■ Set exercise
Every line of the listing must be reproduced as it stands. Leave the images behind.

■ Data

--- START ---

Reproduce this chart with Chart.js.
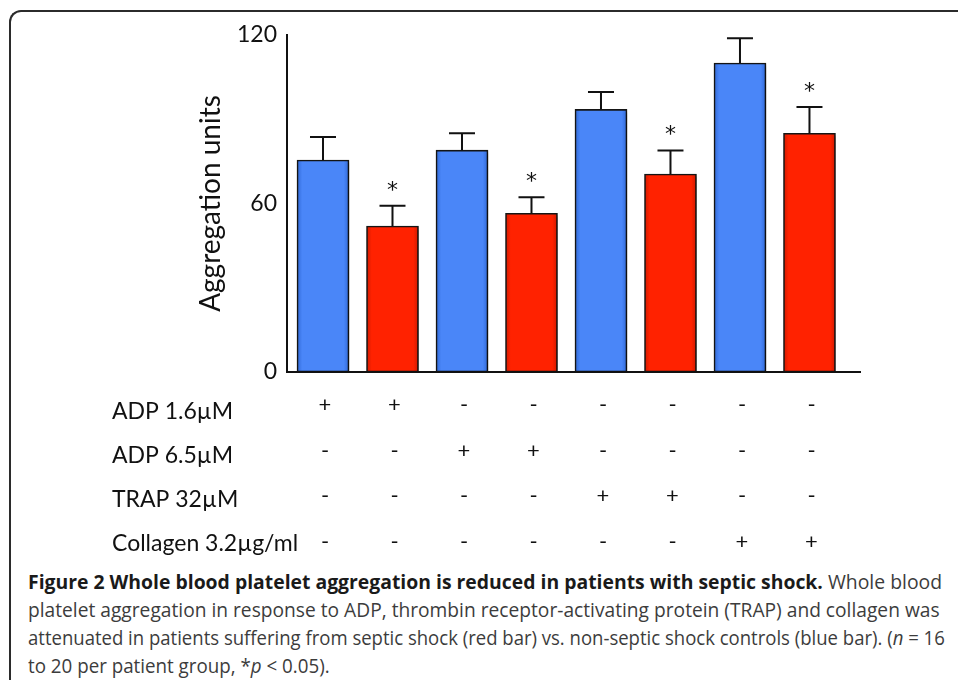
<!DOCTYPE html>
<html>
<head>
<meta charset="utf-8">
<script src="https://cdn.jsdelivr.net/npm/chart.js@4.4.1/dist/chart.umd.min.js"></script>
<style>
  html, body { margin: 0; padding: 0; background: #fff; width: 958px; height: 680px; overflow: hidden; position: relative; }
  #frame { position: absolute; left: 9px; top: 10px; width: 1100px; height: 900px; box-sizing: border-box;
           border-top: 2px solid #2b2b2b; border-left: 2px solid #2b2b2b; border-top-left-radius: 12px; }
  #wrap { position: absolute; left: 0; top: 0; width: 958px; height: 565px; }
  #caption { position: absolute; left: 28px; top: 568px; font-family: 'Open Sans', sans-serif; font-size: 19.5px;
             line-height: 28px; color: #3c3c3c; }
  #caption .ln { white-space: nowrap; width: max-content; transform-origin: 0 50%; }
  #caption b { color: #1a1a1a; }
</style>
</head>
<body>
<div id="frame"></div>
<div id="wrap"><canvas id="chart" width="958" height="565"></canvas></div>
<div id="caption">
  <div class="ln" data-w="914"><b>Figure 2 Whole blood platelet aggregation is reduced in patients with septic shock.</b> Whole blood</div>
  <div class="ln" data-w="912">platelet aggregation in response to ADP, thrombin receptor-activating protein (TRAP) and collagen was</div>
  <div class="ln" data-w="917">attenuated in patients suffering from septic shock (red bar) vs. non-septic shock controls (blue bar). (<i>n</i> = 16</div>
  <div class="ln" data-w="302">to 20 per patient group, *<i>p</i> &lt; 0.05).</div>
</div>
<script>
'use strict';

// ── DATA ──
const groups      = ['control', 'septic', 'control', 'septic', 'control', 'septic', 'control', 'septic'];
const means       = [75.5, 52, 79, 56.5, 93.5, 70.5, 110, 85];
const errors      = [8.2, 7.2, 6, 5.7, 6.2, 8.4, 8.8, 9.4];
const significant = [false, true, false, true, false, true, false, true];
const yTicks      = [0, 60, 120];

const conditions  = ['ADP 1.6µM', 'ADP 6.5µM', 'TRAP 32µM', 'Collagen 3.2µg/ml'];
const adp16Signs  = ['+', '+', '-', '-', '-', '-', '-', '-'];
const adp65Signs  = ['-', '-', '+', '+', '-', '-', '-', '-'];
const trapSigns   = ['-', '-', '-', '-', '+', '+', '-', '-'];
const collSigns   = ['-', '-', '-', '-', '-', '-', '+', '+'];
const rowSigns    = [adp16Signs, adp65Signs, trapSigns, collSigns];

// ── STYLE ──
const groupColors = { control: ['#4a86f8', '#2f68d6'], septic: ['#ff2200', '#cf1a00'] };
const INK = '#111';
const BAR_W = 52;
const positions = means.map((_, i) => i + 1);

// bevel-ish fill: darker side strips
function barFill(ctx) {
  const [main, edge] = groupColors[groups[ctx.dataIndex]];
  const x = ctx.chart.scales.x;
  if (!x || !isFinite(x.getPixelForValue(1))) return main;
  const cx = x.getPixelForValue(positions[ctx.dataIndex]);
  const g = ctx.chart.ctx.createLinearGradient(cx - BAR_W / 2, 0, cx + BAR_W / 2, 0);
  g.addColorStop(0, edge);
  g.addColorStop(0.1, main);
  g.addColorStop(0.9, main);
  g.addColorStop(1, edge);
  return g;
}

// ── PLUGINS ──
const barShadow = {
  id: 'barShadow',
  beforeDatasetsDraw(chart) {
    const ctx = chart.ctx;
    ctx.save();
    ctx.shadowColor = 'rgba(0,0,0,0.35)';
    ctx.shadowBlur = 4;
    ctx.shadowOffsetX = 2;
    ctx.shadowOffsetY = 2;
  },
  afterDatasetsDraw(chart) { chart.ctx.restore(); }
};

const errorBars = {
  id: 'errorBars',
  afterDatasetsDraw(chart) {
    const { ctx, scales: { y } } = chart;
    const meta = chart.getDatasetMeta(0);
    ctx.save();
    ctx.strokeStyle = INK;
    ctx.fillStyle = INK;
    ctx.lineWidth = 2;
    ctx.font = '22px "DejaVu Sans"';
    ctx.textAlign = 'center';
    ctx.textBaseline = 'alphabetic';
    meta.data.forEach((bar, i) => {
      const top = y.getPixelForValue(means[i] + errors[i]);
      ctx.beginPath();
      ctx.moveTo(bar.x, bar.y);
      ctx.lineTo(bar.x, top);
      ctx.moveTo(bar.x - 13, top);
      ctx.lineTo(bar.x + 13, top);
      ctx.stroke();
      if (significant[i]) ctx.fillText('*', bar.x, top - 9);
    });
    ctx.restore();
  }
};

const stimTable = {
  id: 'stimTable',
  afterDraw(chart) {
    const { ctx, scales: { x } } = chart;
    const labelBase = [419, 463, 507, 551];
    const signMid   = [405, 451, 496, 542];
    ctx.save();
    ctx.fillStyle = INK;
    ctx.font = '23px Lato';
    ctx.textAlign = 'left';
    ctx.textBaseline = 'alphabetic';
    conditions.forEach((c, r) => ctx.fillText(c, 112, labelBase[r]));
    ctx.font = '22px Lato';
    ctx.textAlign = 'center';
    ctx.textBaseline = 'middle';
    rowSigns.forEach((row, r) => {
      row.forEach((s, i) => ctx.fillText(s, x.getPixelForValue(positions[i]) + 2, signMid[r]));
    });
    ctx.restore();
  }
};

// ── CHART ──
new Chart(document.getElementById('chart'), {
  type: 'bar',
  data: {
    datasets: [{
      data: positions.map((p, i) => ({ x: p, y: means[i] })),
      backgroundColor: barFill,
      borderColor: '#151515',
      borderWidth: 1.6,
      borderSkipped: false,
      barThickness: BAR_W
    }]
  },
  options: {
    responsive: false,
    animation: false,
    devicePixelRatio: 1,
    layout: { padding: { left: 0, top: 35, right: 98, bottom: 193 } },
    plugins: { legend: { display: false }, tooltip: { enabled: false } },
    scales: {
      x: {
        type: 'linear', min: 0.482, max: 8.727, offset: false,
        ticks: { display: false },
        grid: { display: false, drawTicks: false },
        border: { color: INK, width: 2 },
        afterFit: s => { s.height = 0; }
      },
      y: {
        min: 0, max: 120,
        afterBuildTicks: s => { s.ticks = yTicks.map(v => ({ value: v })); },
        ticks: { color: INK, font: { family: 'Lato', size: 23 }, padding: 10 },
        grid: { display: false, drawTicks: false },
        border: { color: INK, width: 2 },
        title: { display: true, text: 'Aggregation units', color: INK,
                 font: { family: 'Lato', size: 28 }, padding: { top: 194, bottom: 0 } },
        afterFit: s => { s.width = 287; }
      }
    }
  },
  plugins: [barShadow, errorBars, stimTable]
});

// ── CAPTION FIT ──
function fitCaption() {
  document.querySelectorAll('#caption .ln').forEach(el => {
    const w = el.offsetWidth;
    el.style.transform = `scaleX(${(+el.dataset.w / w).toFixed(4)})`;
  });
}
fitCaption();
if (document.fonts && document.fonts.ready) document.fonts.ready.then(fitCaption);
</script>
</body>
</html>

--- END ---

■ Answer for the task
Reproduce this chart with Chart.js.
<!DOCTYPE html>
<html>
<head>
<meta charset="utf-8">
<script src="https://cdn.jsdelivr.net/npm/chart.js@4.4.1/dist/chart.umd.min.js"></script>
<style>
  html, body { margin: 0; padding: 0; background: #fff; width: 958px; height: 680px; overflow: hidden; position: relative; }
  #frame { position: absolute; left: 9px; top: 10px; width: 1100px; height: 900px; box-sizing: border-box;
           border-top: 2px solid #2b2b2b; border-left: 2px solid #2b2b2b; border-top-left-radius: 12px; }
  #wrap { position: absolute; left: 0; top: 0; width: 958px; height: 565px; }
  #caption { position: absolute; left: 28px; top: 568px; font-family: 'Open Sans', sans-serif; font-size: 19.5px;
             line-height: 28px; color: #3c3c3c; }
  #caption .ln { white-space: nowrap; width: max-content; transform-origin: 0 50%; }
  #caption b { color: #1a1a1a; }
</style>
</head>
<body>
<div id="frame"></div>
<div id="wrap"><canvas id="chart" width="958" height="565"></canvas></div>
<div id="caption">
  <div class="ln" data-w="914"><b>Figure 2 Whole blood platelet aggregation is reduced in patients with septic shock.</b> Whole blood</div>
  <div class="ln" data-w="912">platelet aggregation in response to ADP, thrombin receptor-activating protein (TRAP) and collagen was</div>
  <div class="ln" data-w="917">attenuated in patients suffering from septic shock (red bar) vs. non-septic shock controls (blue bar). (<i>n</i> = 16</div>
  <div class="ln" data-w="302">to 20 per patient group, *<i>p</i> &lt; 0.05).</div>
</div>
<script>
'use strict';

// ── DATA ──
const groups      = ['control', 'septic', 'control', 'septic', 'control', 'septic', 'control', 'septic'];
const means       = [75.5, 52, 79, 56.5, 93.5, 70.5, 110, 85];
const errors      = [8.2, 7.2, 6, 5.7, 6.2, 8.4, 8.8, 9.4];
const significant = [false, true, false, true, false, true, false, true];
const yTicks      = [0, 60, 120];

const conditions  = ['ADP 1.6µM', 'ADP 6.5µM', 'TRAP 32µM', 'Collagen 3.2µg/ml'];
const adp16Signs  = ['+', '+', '-', '-', '-', '-', '-', '-'];
const adp65Signs  = ['-', '-', '+', '+', '-', '-', '-', '-'];
const trapSigns   = ['-', '-', '-', '-', '+', '+', '-', '-'];
const collSigns   = ['-', '-', '-', '-', '-', '-', '+', '+'];
const rowSigns    = [adp16Signs, adp65Signs, trapSigns, collSigns];

// ── STYLE ──
const groupColors = { control: ['#4a86f8', '#2f68d6'], septic: ['#ff2200', '#cf1a00'] };
const INK = '#111';
const BAR_W = 52;
const positions = means.map((_, i) => i + 1);

// bevel-ish fill: darker side strips
function barFill(ctx) {
  const [main, edge] = groupColors[groups[ctx.dataIndex]];
  const x = ctx.chart.scales.x;
  if (!x || !isFinite(x.getPixelForValue(1))) return main;
  const cx = x.getPixelForValue(positions[ctx.dataIndex]);
  const g = ctx.chart.ctx.createLinearGradient(cx - BAR_W / 2, 0, cx + BAR_W / 2, 0);
  g.addColorStop(0, edge);
  g.addColorStop(0.1, main);
  g.addColorStop(0.9, main);
  g.addColorStop(1, edge);
  return g;
}

// ── PLUGINS ──
const barShadow = {
  id: 'barShadow',
  beforeDatasetsDraw(chart) {
    const ctx = chart.ctx;
    ctx.save();
    ctx.shadowColor = 'rgba(0,0,0,0.35)';
    ctx.shadowBlur = 4;
    ctx.shadowOffsetX = 2;
    ctx.shadowOffsetY = 2;
  },
  afterDatasetsDraw(chart) { chart.ctx.restore(); }
};

const errorBars = {
  id: 'errorBars',
  afterDatasetsDraw(chart) {
    const { ctx, scales: { y } } = chart;
    const meta = chart.getDatasetMeta(0);
    ctx.save();
    ctx.strokeStyle = INK;
    ctx.fillStyle = INK;
    ctx.lineWidth = 2;
    ctx.font = '22px "DejaVu Sans"';
    ctx.textAlign = 'center';
    ctx.textBaseline = 'alphabetic';
    meta.data.forEach((bar, i) => {
      const top = y.getPixelForValue(means[i] + errors[i]);
      ctx.beginPath();
      ctx.moveTo(bar.x, bar.y);
      ctx.lineTo(bar.x, top);
      ctx.moveTo(bar.x - 13, top);
      ctx.lineTo(bar.x + 13, top);
      ctx.stroke();
      if (significant[i]) ctx.fillText('*', bar.x, top - 9);
    });
    ctx.restore();
  }
};

const stimTable = {
  id: 'stimTable',
  afterDraw(chart) {
    const { ctx, scales: { x } } = chart;
    const labelBase = [419, 463, 507, 551];
    const signMid   = [405, 451, 496, 542];
    ctx.save();
    ctx.fillStyle = INK;
    ctx.font = '23px Lato';
    ctx.textAlign = 'left';
    ctx.textBaseline = 'alphabetic';
    conditions.forEach((c, r) => ctx.fillText(c, 112, labelBase[r]));
    ctx.font = '22px Lato';
    ctx.textAlign = 'center';
    ctx.textBaseline = 'middle';
    rowSigns.forEach((row, r) => {
      row.forEach((s, i) => ctx.fillText(s, x.getPixelForValue(positions[i]) + 2, signMid[r]));
    });
    ctx.restore();
  }
};

// ── CHART ──
new Chart(document.getElementById('chart'), {
  type: 'bar',
  data: {
    datasets: [{
      data: positions.map((p, i) => ({ x: p, y: means[i] })),
      backgroundColor: barFill,
      borderColor: '#151515',
      borderWidth: 1.6,
      borderSkipped: false,
      barThickness: BAR_W
    }]
  },
  options: {
    responsive: false,
    animation: false,
    devicePixelRatio: 1,
    layout: { padding: { left: 0, top: 35, right: 98, bottom: 193 } },
    plugins: { legend: { display: false }, tooltip: { enabled: false } },
    scales: {
      x: {
        type: 'linear', min: 0.482, max: 8.727, offset: false,
        ticks: { display: false },
        grid: { display: false, drawTicks: false },
        border: { color: INK, width: 2 },
        afterFit: s => { s.height = 0; }
      },
      y: {
        min: 0, max: 120,
        afterBuildTicks: s => { s.ticks = yTicks.map(v => ({ value: v })); },
        ticks: { color: INK, font: { family: 'Lato', size: 23 }, padding: 10 },
        grid: { display: false, drawTicks: false },
        border: { color: INK, width: 2 },
        title: { display: true, text: 'Aggregation units', color: INK,
                 font: { family: 'Lato', size: 28 }, padding: { top: 194, bottom: 0 } },
        afterFit: s => { s.width = 287; }
      }
    }
  },
  plugins: [barShadow, errorBars, stimTable]
});

// ── CAPTION FIT ──
function fitCaption() {
  document.querySelectorAll('#caption .ln').forEach(el => {
    const w = el.offsetWidth;
    el.style.transform = `scaleX(${(+el.dataset.w / w).toFixed(4)})`;
  });
}
fitCaption();
if (document.fonts && document.fonts.ready) document.fonts.ready.then(fitCaption);
</script>
</body>
</html>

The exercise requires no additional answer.